The two bracketed terms:

\(\gamma_i\,dy_i\) — direct upstream gradient scaled by the learned weight
\(-\tfrac{\hat{x}_i}{D}\sum_j \gamma_j\,dy_j\,\hat{x}_j\) — correction from \(r\)'s dependence on \(x_i\), proportional to the dot product of \(d\hat{x}\) and \(\hat{x}\)

4. Comparison with Layer Normalization

RMSNorm's simpler forward pass produces a simpler backward pass — one fewer correction term in \(dx\).

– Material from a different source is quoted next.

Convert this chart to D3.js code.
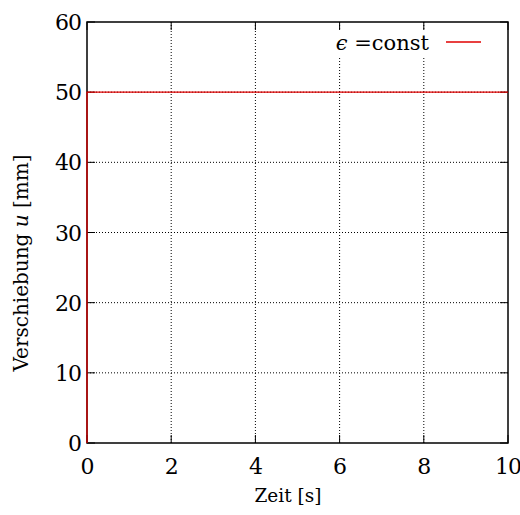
<!DOCTYPE html>
<html>
<head>
<meta charset="utf-8">
<script src="https://cdn.jsdelivr.net/npm/d3@7"></script>
<style>
  body { margin: 0; background: #fff; }
  svg text { font-family: "DejaVu Serif"; }
</style>
</head>
<body>
<div id="chart"></div>
<script>
// data
const time = [0, 0, 10];
const displacement = [0, 50, 50];
const xTicks = [0, 2, 4, 6, 8, 10];
const yTicks = [0, 10, 20, 30, 40, 50, 60];
const seriesLabel = "const";

const width = 520, height = 515;
const margin = { top: 22, right: 12, bottom: 72, left: 87 };
const innerW = width - margin.left - margin.right;
const innerH = height - margin.top - margin.bottom;

const svg = d3.select("#chart").append("svg")
    .attr("width", width)
    .attr("height", height);

const g = svg.append("g")
    .attr("transform", `translate(${margin.left}, ${margin.top})`);

const x = d3.scaleLinear().domain([0, 10]).range([0, innerW]);
const y = d3.scaleLinear().domain([0, 60]).range([innerH, 0]);

// grid
g.selectAll(".vgrid")
    .data(xTicks.slice(1, -1))
    .enter().append("line")
    .attr("x1", d => x(d)).attr("x2", d => x(d))
    .attr("y1", 0).attr("y2", innerH)
    .attr("stroke", "#000").attr("stroke-width", 1)
    .attr("stroke-dasharray", "1,2");

g.selectAll(".hgrid")
    .data(yTicks.slice(1, -1))
    .enter().append("line")
    .attr("y1", d => y(d)).attr("y2", d => y(d))
    .attr("x1", 0).attr("x2", innerW)
    .attr("stroke", "#000").attr("stroke-width", 1)
    .attr("stroke-dasharray", "1,2");

// legend background hides grid under key
g.append("rect")
    .attr("x", 240).attr("y", 8)
    .attr("width", 160).attr("height", 26)
    .attr("fill", "#fff");

// ticks (inward, on all sides)
const tl = 8;
xTicks.forEach(t => {
    g.append("line").attr("x1", x(t)).attr("x2", x(t)).attr("y1", innerH).attr("y2", innerH - tl).attr("stroke", "#000");
    g.append("line").attr("x1", x(t)).attr("x2", x(t)).attr("y1", 0).attr("y2", tl).attr("stroke", "#000");
});
yTicks.forEach(t => {
    g.append("line").attr("y1", y(t)).attr("y2", y(t)).attr("x1", 0).attr("x2", tl).attr("stroke", "#000");
    g.append("line").attr("y1", y(t)).attr("y2", y(t)).attr("x1", innerW).attr("x2", innerW - tl).attr("stroke", "#000");
});

// tick labels
g.selectAll(".xlab")
    .data(xTicks)
    .enter().append("text")
    .attr("x", d => x(d))
    .attr("y", innerH + 31)
    .attr("text-anchor", "middle")
    .style("font-size", "22px")
    .style("letter-spacing", "-1px")
    .text(d => d);

g.selectAll(".ylab")
    .data(yTicks)
    .enter().append("text")
    .attr("x", -6)
    .attr("y", d => y(d) + 8)
    .attr("text-anchor", "end")
    .style("font-size", "22px")
    .style("letter-spacing", "-1px")
    .text(d => d);

// border
g.append("rect")
    .attr("width", innerW).attr("height", innerH)
    .attr("fill", "none").attr("stroke", "#000").attr("stroke-width", 1.5);

// data line
const line = d3.line()
    .x((d, i) => x(time[i]))
    .y(d => y(d));

g.append("path")
    .datum(displacement)
    .attr("d", line)
    .attr("fill", "none")
    .attr("stroke", "#e00000")
    .attr("stroke-width", 1.3);

// legend
const key = g.append("text")
    .attr("x", 342)
    .attr("y", 28)
    .attr("text-anchor", "end")
    .style("font-size", "21px");
key.append("tspan").style("font-style", "italic").text("\u03F5");
key.append("tspan").text(" =" + seriesLabel);

g.append("line")
    .attr("x1", 359).attr("x2", 394)
    .attr("y1", 20).attr("y2", 20)
    .attr("stroke", "#e00000").attr("stroke-width", 1.3);

// axis titles
svg.append("text")
    .attr("x", 288)
    .attr("y", 502)
    .attr("text-anchor", "middle")
    .style("font-size", "18.5px")
    .text("Zeit [s]");

const yt = svg.append("text")
    .attr("transform", "translate(28, 263) rotate(-90)")
    .attr("text-anchor", "middle")
    .style("font-size", "20px");
yt.append("tspan").text("Verschiebung ");
yt.append("tspan").style("font-style", "italic").text("u");
yt.append("tspan").text(" [mm]");
</script>
</body>
</html>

Side by side — gradient for input \(dx_i\)

LayerNorm

\[ \frac{\gamma_i}{\sqrt{\sigma^2+\varepsilon}} \Bigl[ dy_i \;-\; \underbrace{\tfrac{1}{D}\textstyle\sum_j dy_j}_{\text{mean correction}} \;-\; \tfrac{\hat{x}_i}{D}\textstyle\sum_j dy_j\hat{x}_j \Bigr] \]

RMSNorm

\[ \frac{1}{r} \Bigl[ \gamma_i\,dy_i \;-\; \tfrac{\hat{x}_i}{D}\textstyle\sum_j \gamma_j dy_j\hat{x}_j \Bigr] \]

Property	LayerNorm	RMSNorm
Mean subtraction in forward	Yes	No
Learnable shift \(\beta\)	Yes	No
Correction terms in \(dx\)	2 (mean + variance)	1 (RMS only)
Normalizing statistic	\(\sqrt{\sigma^2 + \varepsilon}\)	\(\sqrt{\tfrac{1}{D}\sum x_i^2 + \varepsilon}\)
Used in	BERT, GPT-2, T5	LLaMA, Gemma, Mistral, Qwen

5. Summary

r (forward)

\(\sqrt{\tfrac{1}{D}\sum_i x_i^2 + \varepsilon}\)

dγ

\(\sum_{b,s} dy_{b,s,i}\cdot\hat{x}_{b,s,i}\)

dx_i

\(\tfrac{1}{r}\bigl[\gamma_i dy_i - \tfrac{\hat{x}_i}{D}\overline{\gamma \cdot dy \cdot \hat{x}}\bigr]\)

where \(\overline{(\cdot)}\) denotes the sum across the \(D\) feature dimension (not divided by \(D\) — division already appears in the prefactor).